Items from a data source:
▼▼▼

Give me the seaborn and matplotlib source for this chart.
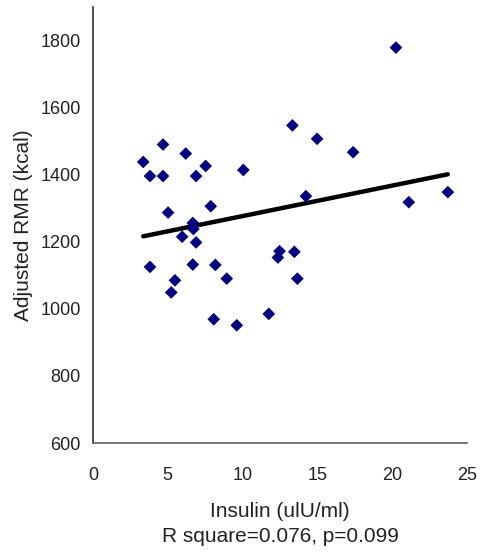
import matplotlib
matplotlib.use("Agg")
import matplotlib.pyplot as plt
import seaborn as sns
import numpy as np
import pandas as pd

insulin = [3.36, 3.81, 3.81, 4.68, 4.68, 5.02, 5.23, 5.48, 6.20, 5.96,
           6.67, 6.71, 6.89, 6.67, 6.89, 7.53, 7.87, 8.18, 8.07, 8.94,
           9.61, 10.05, 11.75, 12.36, 12.47, 13.46, 13.33, 13.66, 14.23,
           14.98, 17.39, 20.25, 21.11, 23.72]
rmr = [1438, 1396, 1125, 1490, 1396, 1287, 1049, 1085, 1463, 1215,
       1256, 1238, 1198, 1132, 1396, 1426, 1306, 1131, 969, 1090,
       951, 1414, 985, 1153, 1172, 1170, 1547, 1090, 1336,
       1507, 1467, 1779, 1318, 1348]

x_ticks = [0, 5, 10, 15, 20, 25]
y_ticks = [600, 800, 1000, 1200, 1400, 1600, 1800]
x_label = "Insulin (ulU/ml)"
y_label = "Adjusted RMR (kcal)"
stats_text = "R square=0.076, p=0.099"

df = pd.DataFrame({"insulin": insulin, "rmr": rmr})

sns.set_style("white")
plt.rcParams["font.family"] = ["Liberation Sans", "DejaVu Sans"]

fig = plt.figure(figsize=(4.8, 5.58), dpi=100)
ax = fig.add_axes([93/480, 1 - 443/558, (467-93)/480, (443-7)/558])

sns.regplot(data=df, x="insulin", y="rmr", ax=ax, ci=None,
            marker="D",
            scatter_kws=dict(s=42, color="#000080", edgecolors="none",
                             alpha=1.0, zorder=3),
            line_kws=dict(color="black", linewidth=3.2, zorder=2))

ax.set_xlim(0, 25)
ax.set_ylim(600, 1900)
ax.set_xticks(x_ticks)
ax.set_yticks(y_ticks)
ax.tick_params(axis="both", direction="in", length=5, width=1, color="#303030",
               labelsize=13, labelcolor="#222222")
ax.tick_params(axis="x", pad=17)
ax.tick_params(axis="y", pad=9)
for side in ["top", "right"]:
    ax.spines[side].set_visible(False)
ax.spines["left"].set_color("#303030")
ax.spines["bottom"].set_color("#606060")
ax.spines["left"].set_linewidth(1.2)
ax.spines["bottom"].set_linewidth(1.2)

ax.set_xlabel("")
ax.set_ylabel(y_label, fontsize=15, color="#222222")
ax.yaxis.set_label_coords(-0.16, 0.5)

fig.text(280/480, 1 - 517/558, x_label, ha="center", va="baseline",
         fontsize=15, color="#222222")
fig.text(280/480, 1 - 542/558, stats_text, ha="center", va="baseline",
         fontsize=15, color="#222222")

fig.savefig("out.png", dpi=100)
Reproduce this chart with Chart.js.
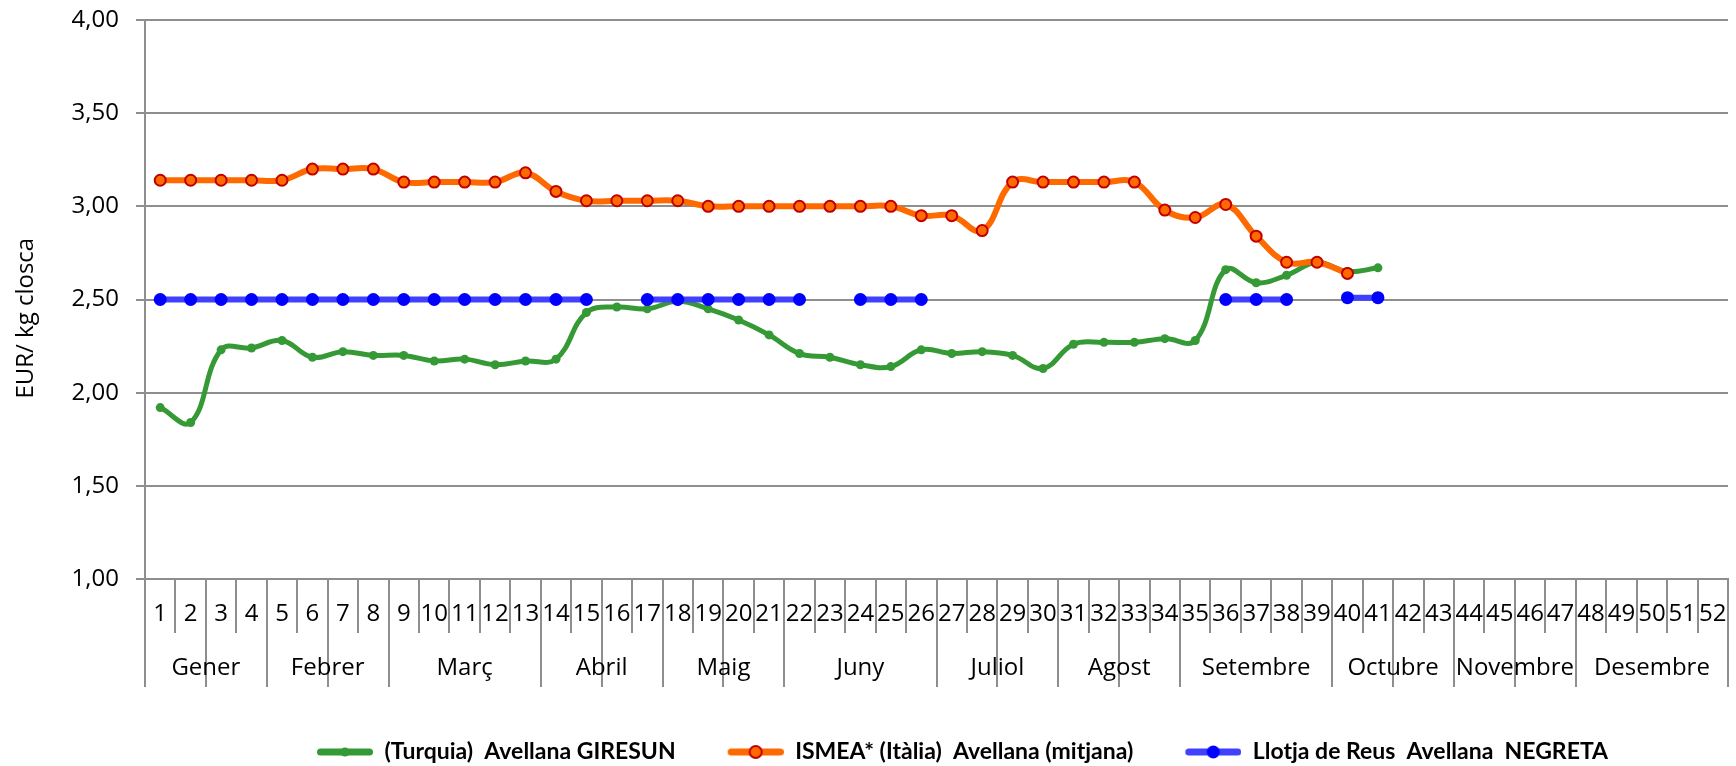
<!DOCTYPE html>
<html>
<head>
<meta charset="utf-8">
<title>Preus avellana</title>
<script src="https://cdn.jsdelivr.net/npm/chart.js@4.4.1/dist/chart.umd.min.js"></script>
<style>
  html, body { margin: 0; padding: 0; background: #fff; }
  #wrap { width: 1736px; height: 766px; }
</style>
</head>
<body>
<div id="wrap"><canvas id="chart"></canvas></div>
<script>
// weeks and months of the year
const weeks = ['1', '2', '3', '4', '5', '6', '7', '8', '9', '10', '11', '12', '13',
    '14', '15', '16', '17', '18', '19', '20', '21', '22', '23', '24', '25', '26',
    '27', '28', '29', '30', '31', '32', '33', '34', '35', '36', '37', '38', '39',
    '40', '41', '42', '43', '44', '45', '46', '47', '48', '49', '50', '51', '52'];
const months = ['Gener', 'Febrer', 'Març', 'Abril', 'Maig', 'Juny', 'Juliol',
    'Agost', 'Setembre', 'Octubre', 'Novembre', 'Desembre'];
const monthWeeks = [4, 4, 5, 4, 4, 5, 4, 4, 5, 4, 4, 5];

const seriesNames = ['(Turquia)  Avellana GIRESUN', 'ISMEA* (Itàlia)  Avellana (mitjana)',
    'Llotja de Reus  Avellana  NEGRETA'];

// EUR / kg closca per week
const giresun = [1.92, 1.84, 2.23, 2.24, 2.28, 2.19, 2.22, 2.20, 2.20, 2.17, 2.18, 2.15, 2.17,
    2.18, 2.43, 2.46, 2.45, 2.49, 2.45, 2.39, 2.31, 2.21, 2.19, 2.15, 2.14, 2.23,
    2.21, 2.22, 2.20, 2.13, 2.26, 2.27, 2.27, 2.29, 2.28, 2.66, 2.59, 2.63, 2.70,
    2.65, 2.67, null, null, null, null, null, null, null, null, null, null, null];
const ismea = [3.14, 3.14, 3.14, 3.14, 3.14, 3.20, 3.20, 3.20, 3.13, 3.13, 3.13, 3.13, 3.18,
    3.08, 3.03, 3.03, 3.03, 3.03, 3.00, 3.00, 3.00, 3.00, 3.00, 3.00, 3.00, 2.95,
    2.95, 2.87, 3.13, 3.13, 3.13, 3.13, 3.13, 2.98, 2.94, 3.01, 2.84, 2.70, 2.70,
    2.64, null, null, null, null, null, null, null, null, null, null, null, null];
const negreta = [2.50, 2.50, 2.50, 2.50, 2.50, 2.50, 2.50, 2.50, 2.50, 2.50, 2.50, 2.50, 2.50,
    2.50, 2.50, null, 2.50, 2.50, 2.50, 2.50, 2.50, 2.50, null, 2.50, 2.50, 2.50,
    null, null, null, null, null, null, null, null, null, 2.50, 2.50, 2.50, null,
    2.51, 2.51, null, null, null, null, null, null, null, null, null, null, null];

const gridColor = '#8e8e8e';

// month boundaries (in weeks) and label positions
const monthBounds = [0];
monthWeeks.forEach(function(n, i) { monthBounds.push(monthBounds[i] + n); });
const monthCenters = months.map(function(m, i) { return (monthBounds[i] + monthBounds[i + 1]) / 2; });

// legend sample: line with marker, transparent gap on the left for spacing
function legendIcon(color, dotFill, dotBorder, radius, borderW) {
    const c = document.createElement('canvas');
    c.width = 108;
    c.height = 20;
    const g = c.getContext('2d');
    g.strokeStyle = color;
    g.lineWidth = 7;
    g.lineCap = 'round';
    g.beginPath();
    g.moveTo(55.5, 10);
    g.lineTo(104.5, 10);
    g.stroke();
    g.beginPath();
    g.arc(80, 10, radius, 0, Math.PI * 2);
    g.fillStyle = dotFill;
    g.fill();
    if (borderW) {
        g.lineWidth = borderW;
        g.strokeStyle = dotBorder;
        g.stroke();
    }
    return c;
}
const legendIcons = [
    legendIcon('#359a35', '#359a35', null, 4.5, 0),
    legendIcon('#ff6a00', '#ff6a00', '#c00000', 6, 2),
    legendIcon('#4040ff', '#0000ff', null, 6.5, 0)
];

Chart.defaults.font.family = "'Open Sans', sans-serif";
Chart.defaults.color = '#000';

const ctx = document.getElementById('chart').getContext('2d');
const chart = new Chart(ctx, {
    type: 'line',
    data: {
        labels: weeks,
        datasets: [{
            label: seriesNames[0],
            data: giresun,
            borderColor: '#359a35',
            backgroundColor: '#359a35',
            borderWidth: 5,
            pointRadius: 4.5,
            pointBorderWidth: 0,
            tension: 0.4,
            order: 3
        }, {
            label: seriesNames[1],
            data: ismea,
            borderColor: '#ff6a00',
            backgroundColor: '#ff6a00',
            borderWidth: 6,
            pointRadius: 5.5,
            pointBackgroundColor: '#ff6a00',
            pointBorderColor: '#c00000',
            pointBorderWidth: 2,
            tension: 0.4,
            order: 2
        }, {
            label: seriesNames[2],
            data: negreta,
            borderColor: '#4040ff',
            backgroundColor: '#0000ff',
            borderWidth: 6,
            pointRadius: 6.5,
            pointBackgroundColor: '#0000ff',
            pointBorderWidth: 0,
            tension: 0,
            order: 1
        }]
    },
    options: {
        responsive: true,
        maintainAspectRatio: false,
        animation: false,
        layout: { padding: { top: 20, right: 8, bottom: -7.5, left: 0 } },
        plugins: {
            tooltip: { enabled: false },
            legend: {
                position: 'bottom',
                fullSize: false,
                labels: {
                    usePointStyle: true,
                    pointStyleWidth: 108,
                    padding: 0,
                    color: '#000',
                    font: { family: 'Lato', weight: 'bold', size: 23 },
                    generateLabels: function(chart) {
                        return chart.data.datasets.map(function(ds, i) {
                            return {
                                text: ds.label,
                                datasetIndex: i,
                                pointStyle: legendIcons[i],
                                fillStyle: 'transparent',
                                strokeStyle: 'transparent',
                                lineWidth: 0,
                                fontColor: '#000',
                                hidden: false
                            };
                        });
                    }
                }
            }
        },
        scales: {
            y: {
                min: 1,
                max: 4,
                afterFit: function(scale) {
                    scale.width = 145;
                    scale.paddingTop = 0;
                    scale.paddingBottom = 0;
                },
                ticks: {
                    stepSize: 0.5,
                    padding: 17,
                    font: { size: 24 },
                    callback: function(value) { return value.toFixed(2).replace('.', ','); }
                },
                grid: { color: gridColor, lineWidth: 2, tickLength: 9 },
                border: { color: gridColor, width: 2 },
                title: {
                    display: true,
                    text: 'EUR/ kg closca      ',
                    font: { size: 24 },
                    padding: { top: 12, bottom: 0 }
                }
            },
            x: {
                type: 'category',
                offset: true,
                afterFit: function(scale) { scale.height = 54; },
                ticks: {
                    autoSkip: false,
                    maxRotation: 0,
                    minRotation: 0,
                    padding: -33,
                    font: { size: 24 }
                },
                grid: {
                    offset: true,
                    drawOnChartArea: false,
                    color: gridColor,
                    lineWidth: 2,
                    tickLength: 54
                },
                border: { color: gridColor, width: 2 }
            },
            x2: {
                type: 'linear',
                position: 'bottom',
                min: 0,
                max: 52,
                afterFit: function(scale) { scale.height = 107.5; },
                afterBuildTicks: function(scale) {
                    scale.ticks = monthBounds.concat(monthCenters)
                        .sort(function(a, b) { return a - b; })
                        .map(function(v) { return { value: v }; });
                },
                ticks: {
                    autoSkip: false,
                    maxRotation: 0,
                    minRotation: 0,
                    padding: -33,
                    font: { size: 24 },
                    callback: function(value) {
                        const i = monthCenters.indexOf(value);
                        return i >= 0 ? months[i] : '';
                    }
                },
                grid: {
                    drawOnChartArea: false,
                    lineWidth: 2,
                    tickLength: 54,
                    color: function(c) {
                        return Number.isInteger(c.tick.value) ? gridColor : 'rgba(0,0,0,0)';
                    }
                },
                border: { display: false }
            }
        }
    }
});
</script>
</body>
</html>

▲▲▲

Direction
Transcribe, leaving out pictures, each line from the one containing "Reproduce this chart with Chart.js." through the one containing "4, 5, 4, 4, 5];".

Expected answer
Reproduce this chart with Chart.js.
<!DOCTYPE html>
<html>
<head>
<meta charset="utf-8">
<title>Preus avellana</title>
<script src="https://cdn.jsdelivr.net/npm/chart.js@4.4.1/dist/chart.umd.min.js"></script>
<style>
  html, body { margin: 0; padding: 0; background: #fff; }
  #wrap { width: 1736px; height: 766px; }
</style>
</head>
<body>
<div id="wrap"><canvas id="chart"></canvas></div>
<script>
// weeks and months of the year
const weeks = ['1', '2', '3', '4', '5', '6', '7', '8', '9', '10', '11', '12', '13',
    '14', '15', '16', '17', '18', '19', '20', '21', '22', '23', '24', '25', '26',
    '27', '28', '29', '30', '31', '32', '33', '34', '35', '36', '37', '38', '39',
    '40', '41', '42', '43', '44', '45', '46', '47', '48', '49', '50', '51', '52'];
const months = ['Gener', 'Febrer', 'Març', 'Abril', 'Maig', 'Juny', 'Juliol',
    'Agost', 'Setembre', 'Octubre', 'Novembre', 'Desembre'];
const monthWeeks = [4, 4, 5, 4, 4, 5, 4, 4, 5, 4, 4, 5];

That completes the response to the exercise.